What is expected => Your task is to gather the lines below that hold the string "Write".

Exercise materials =>
=======

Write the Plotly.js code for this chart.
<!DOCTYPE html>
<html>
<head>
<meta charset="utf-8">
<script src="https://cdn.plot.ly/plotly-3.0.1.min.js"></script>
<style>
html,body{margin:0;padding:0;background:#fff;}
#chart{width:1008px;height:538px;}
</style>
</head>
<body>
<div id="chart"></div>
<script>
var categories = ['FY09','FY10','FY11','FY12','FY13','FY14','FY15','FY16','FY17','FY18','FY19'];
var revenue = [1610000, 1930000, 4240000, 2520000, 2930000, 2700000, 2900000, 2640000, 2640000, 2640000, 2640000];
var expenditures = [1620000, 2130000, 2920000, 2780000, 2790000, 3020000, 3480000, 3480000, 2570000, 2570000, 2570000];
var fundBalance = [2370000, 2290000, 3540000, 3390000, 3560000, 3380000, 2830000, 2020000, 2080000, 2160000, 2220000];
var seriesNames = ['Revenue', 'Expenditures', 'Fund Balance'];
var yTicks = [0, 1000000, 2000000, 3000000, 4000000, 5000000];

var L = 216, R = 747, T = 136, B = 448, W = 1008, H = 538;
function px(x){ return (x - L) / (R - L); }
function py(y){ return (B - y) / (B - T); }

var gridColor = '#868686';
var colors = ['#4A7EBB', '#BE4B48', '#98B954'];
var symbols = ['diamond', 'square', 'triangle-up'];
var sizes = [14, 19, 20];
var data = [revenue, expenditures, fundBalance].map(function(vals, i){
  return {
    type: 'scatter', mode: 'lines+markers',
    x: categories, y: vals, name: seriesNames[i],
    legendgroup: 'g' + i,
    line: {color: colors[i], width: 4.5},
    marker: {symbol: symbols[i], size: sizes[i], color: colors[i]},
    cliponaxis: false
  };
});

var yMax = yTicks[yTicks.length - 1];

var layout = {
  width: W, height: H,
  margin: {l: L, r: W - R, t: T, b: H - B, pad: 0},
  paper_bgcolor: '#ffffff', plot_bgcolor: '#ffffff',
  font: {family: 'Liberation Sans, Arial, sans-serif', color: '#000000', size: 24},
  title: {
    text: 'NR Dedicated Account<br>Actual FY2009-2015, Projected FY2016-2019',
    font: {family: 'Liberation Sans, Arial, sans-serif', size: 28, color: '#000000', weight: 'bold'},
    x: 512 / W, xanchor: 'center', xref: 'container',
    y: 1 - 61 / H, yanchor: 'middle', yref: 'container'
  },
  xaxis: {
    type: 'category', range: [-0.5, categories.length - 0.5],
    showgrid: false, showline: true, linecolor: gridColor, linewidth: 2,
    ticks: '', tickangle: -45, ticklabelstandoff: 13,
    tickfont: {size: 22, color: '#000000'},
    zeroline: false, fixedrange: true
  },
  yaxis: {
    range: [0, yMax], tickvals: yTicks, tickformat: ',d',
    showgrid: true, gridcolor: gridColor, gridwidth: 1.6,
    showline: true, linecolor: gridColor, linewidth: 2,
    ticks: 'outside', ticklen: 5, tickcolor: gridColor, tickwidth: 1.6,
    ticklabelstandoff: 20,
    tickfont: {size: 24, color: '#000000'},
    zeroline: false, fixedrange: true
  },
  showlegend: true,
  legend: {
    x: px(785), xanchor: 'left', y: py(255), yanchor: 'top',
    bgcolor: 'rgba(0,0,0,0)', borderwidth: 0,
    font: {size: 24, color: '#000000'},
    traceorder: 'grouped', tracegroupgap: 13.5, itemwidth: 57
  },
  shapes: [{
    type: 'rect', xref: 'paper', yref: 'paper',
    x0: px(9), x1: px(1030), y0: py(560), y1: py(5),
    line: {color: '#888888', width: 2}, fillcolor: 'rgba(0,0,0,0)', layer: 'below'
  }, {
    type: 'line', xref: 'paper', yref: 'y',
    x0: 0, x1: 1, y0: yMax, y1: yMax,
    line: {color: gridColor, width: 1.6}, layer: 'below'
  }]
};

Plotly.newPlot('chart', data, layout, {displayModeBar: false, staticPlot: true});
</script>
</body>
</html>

=======

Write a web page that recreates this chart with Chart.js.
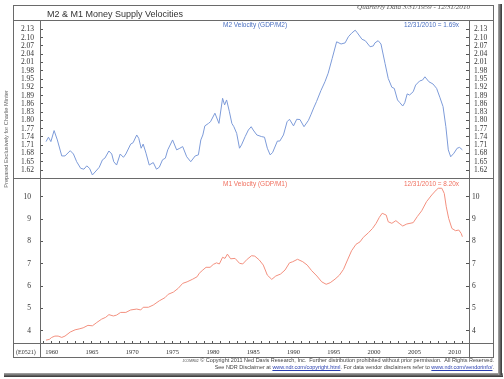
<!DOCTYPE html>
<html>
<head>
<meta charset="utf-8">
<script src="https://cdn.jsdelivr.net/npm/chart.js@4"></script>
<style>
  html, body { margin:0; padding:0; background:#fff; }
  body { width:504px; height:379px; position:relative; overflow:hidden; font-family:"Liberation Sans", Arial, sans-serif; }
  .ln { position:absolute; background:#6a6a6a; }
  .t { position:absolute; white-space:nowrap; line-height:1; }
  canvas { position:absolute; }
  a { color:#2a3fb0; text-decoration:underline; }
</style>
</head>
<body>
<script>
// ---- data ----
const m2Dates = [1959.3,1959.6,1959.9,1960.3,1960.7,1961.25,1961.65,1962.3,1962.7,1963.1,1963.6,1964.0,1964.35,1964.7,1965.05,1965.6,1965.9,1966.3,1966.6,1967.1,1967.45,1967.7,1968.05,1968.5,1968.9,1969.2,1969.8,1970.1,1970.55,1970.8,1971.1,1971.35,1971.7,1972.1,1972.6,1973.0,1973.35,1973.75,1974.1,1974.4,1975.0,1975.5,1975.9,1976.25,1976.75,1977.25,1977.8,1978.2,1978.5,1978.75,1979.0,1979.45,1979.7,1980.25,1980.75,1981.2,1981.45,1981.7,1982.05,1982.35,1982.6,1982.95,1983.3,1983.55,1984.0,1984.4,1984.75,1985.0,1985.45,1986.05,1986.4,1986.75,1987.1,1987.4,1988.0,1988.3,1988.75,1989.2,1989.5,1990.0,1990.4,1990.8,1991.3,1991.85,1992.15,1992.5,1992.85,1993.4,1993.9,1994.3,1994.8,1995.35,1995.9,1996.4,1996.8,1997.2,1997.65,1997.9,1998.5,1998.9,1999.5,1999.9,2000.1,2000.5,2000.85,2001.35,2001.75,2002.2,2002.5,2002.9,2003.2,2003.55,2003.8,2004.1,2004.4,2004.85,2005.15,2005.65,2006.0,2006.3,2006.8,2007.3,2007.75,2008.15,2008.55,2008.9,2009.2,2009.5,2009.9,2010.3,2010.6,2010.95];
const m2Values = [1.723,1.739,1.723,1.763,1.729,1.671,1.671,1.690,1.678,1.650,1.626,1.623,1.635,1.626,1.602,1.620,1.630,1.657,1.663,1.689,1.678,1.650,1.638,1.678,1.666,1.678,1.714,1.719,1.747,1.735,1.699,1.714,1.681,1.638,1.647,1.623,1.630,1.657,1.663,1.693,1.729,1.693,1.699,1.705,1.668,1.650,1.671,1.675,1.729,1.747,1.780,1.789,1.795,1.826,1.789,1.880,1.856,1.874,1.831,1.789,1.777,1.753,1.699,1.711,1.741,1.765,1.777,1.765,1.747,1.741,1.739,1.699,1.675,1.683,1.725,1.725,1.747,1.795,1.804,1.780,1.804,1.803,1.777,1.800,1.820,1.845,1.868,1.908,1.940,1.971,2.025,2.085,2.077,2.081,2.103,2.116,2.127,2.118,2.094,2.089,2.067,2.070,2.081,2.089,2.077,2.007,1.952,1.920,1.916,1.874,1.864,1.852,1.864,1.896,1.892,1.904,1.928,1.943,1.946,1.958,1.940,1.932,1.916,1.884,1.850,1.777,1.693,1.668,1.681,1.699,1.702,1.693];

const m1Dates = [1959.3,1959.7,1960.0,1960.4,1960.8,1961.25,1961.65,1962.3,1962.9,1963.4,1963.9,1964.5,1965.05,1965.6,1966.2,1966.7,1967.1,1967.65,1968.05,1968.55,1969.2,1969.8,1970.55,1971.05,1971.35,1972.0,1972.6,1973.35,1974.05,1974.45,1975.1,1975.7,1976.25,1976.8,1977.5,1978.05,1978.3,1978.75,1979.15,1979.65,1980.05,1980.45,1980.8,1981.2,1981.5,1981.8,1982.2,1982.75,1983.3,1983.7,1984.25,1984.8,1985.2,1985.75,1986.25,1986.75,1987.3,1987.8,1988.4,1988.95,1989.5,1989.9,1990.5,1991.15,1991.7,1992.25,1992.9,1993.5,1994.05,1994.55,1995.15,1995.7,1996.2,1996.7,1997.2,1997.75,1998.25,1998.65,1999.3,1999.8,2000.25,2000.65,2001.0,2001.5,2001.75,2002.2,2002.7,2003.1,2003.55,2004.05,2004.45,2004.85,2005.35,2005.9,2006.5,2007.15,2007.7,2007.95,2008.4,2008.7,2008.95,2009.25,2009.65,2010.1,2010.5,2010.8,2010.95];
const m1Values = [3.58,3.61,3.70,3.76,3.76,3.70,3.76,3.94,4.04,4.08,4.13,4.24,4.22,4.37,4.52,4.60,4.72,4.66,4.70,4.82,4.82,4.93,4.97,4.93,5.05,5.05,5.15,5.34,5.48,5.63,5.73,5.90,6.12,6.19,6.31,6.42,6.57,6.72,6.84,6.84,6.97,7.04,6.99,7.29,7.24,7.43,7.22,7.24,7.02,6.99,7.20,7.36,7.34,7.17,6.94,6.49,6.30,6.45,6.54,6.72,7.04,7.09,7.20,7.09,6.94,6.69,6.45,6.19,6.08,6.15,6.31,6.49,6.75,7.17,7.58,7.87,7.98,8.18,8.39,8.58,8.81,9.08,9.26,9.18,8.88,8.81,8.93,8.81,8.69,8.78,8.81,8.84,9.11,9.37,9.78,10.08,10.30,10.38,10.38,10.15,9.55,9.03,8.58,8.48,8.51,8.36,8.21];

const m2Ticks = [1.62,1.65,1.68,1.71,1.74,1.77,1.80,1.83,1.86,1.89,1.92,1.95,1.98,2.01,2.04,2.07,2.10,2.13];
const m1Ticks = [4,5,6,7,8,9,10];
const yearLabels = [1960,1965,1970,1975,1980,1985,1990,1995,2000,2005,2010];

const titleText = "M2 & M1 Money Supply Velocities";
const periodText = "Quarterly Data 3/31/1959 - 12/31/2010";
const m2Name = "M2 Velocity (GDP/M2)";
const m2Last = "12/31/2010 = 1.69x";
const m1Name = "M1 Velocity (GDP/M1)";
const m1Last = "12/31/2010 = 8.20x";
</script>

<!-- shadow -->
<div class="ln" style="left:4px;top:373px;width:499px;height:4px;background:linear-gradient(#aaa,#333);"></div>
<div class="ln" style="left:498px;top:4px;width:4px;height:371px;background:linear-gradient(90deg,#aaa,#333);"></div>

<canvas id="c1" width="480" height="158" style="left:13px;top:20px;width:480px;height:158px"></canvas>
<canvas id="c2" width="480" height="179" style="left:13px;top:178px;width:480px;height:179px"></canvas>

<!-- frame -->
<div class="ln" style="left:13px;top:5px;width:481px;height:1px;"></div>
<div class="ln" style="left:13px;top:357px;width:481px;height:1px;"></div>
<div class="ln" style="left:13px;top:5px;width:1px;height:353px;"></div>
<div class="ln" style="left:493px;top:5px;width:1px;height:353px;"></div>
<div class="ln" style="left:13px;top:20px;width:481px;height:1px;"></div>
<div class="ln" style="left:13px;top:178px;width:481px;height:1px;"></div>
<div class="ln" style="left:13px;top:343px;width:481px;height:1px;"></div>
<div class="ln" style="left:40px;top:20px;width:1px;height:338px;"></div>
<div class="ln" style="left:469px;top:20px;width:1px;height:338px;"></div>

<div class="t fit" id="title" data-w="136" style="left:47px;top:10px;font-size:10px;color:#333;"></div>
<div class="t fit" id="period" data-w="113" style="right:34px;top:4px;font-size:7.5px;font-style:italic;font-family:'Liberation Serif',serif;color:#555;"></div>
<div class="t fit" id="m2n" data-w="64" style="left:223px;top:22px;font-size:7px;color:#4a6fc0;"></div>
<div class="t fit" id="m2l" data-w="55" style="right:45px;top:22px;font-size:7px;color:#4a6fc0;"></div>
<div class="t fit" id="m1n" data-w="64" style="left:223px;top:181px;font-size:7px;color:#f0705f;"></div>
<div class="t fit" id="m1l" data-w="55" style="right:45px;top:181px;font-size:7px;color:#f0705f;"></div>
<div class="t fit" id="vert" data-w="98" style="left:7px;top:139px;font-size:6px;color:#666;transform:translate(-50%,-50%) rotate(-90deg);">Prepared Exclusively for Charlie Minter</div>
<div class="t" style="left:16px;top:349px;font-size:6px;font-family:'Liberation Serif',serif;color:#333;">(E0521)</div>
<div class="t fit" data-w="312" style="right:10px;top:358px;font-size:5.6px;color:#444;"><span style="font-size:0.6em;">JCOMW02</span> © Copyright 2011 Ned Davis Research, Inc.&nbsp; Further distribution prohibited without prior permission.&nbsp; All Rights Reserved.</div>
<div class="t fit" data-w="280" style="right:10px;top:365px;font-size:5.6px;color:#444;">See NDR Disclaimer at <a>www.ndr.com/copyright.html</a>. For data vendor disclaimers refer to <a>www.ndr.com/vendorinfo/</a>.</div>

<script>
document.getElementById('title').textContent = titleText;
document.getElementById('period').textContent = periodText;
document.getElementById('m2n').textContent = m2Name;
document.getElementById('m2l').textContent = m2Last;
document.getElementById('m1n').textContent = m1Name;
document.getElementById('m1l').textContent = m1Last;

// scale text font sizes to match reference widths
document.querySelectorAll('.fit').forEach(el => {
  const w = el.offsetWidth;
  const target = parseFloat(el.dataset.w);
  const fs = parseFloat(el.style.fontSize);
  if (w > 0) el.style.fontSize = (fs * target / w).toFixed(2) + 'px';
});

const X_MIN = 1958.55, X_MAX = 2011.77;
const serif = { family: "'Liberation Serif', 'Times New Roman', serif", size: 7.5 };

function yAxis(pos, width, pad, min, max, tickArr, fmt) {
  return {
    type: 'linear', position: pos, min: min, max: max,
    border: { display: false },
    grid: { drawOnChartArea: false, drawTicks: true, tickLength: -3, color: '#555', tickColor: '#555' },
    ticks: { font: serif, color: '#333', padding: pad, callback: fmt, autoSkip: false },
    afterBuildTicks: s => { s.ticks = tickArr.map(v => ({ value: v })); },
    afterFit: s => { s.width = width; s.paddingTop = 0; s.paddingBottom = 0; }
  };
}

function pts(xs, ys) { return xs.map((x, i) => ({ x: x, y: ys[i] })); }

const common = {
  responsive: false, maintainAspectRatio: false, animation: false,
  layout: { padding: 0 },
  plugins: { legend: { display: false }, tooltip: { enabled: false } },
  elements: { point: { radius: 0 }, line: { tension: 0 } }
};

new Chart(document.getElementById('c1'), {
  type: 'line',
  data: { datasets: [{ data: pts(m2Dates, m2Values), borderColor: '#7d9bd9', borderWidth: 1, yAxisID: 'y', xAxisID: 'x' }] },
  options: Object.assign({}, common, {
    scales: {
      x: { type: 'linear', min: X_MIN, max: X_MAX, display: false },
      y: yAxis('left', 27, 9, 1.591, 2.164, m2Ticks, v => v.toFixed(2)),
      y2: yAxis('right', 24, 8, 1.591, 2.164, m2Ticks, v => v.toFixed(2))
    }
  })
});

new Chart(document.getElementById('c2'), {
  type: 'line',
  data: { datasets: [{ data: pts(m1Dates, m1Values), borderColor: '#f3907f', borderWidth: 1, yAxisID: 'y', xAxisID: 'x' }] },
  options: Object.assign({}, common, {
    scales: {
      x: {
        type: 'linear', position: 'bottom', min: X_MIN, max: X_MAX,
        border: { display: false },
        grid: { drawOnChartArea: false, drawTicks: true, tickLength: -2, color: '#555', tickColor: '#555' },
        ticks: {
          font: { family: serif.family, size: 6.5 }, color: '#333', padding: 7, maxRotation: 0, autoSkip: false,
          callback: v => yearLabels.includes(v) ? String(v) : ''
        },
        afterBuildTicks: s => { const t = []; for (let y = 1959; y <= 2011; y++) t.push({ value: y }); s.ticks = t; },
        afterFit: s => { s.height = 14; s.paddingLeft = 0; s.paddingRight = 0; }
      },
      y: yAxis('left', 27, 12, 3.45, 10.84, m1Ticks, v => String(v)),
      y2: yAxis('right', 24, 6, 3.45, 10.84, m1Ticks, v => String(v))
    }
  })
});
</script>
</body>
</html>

=======

Written response =>
Write the Plotly.js code for this chart.
Write a web page that recreates this chart with Chart.js.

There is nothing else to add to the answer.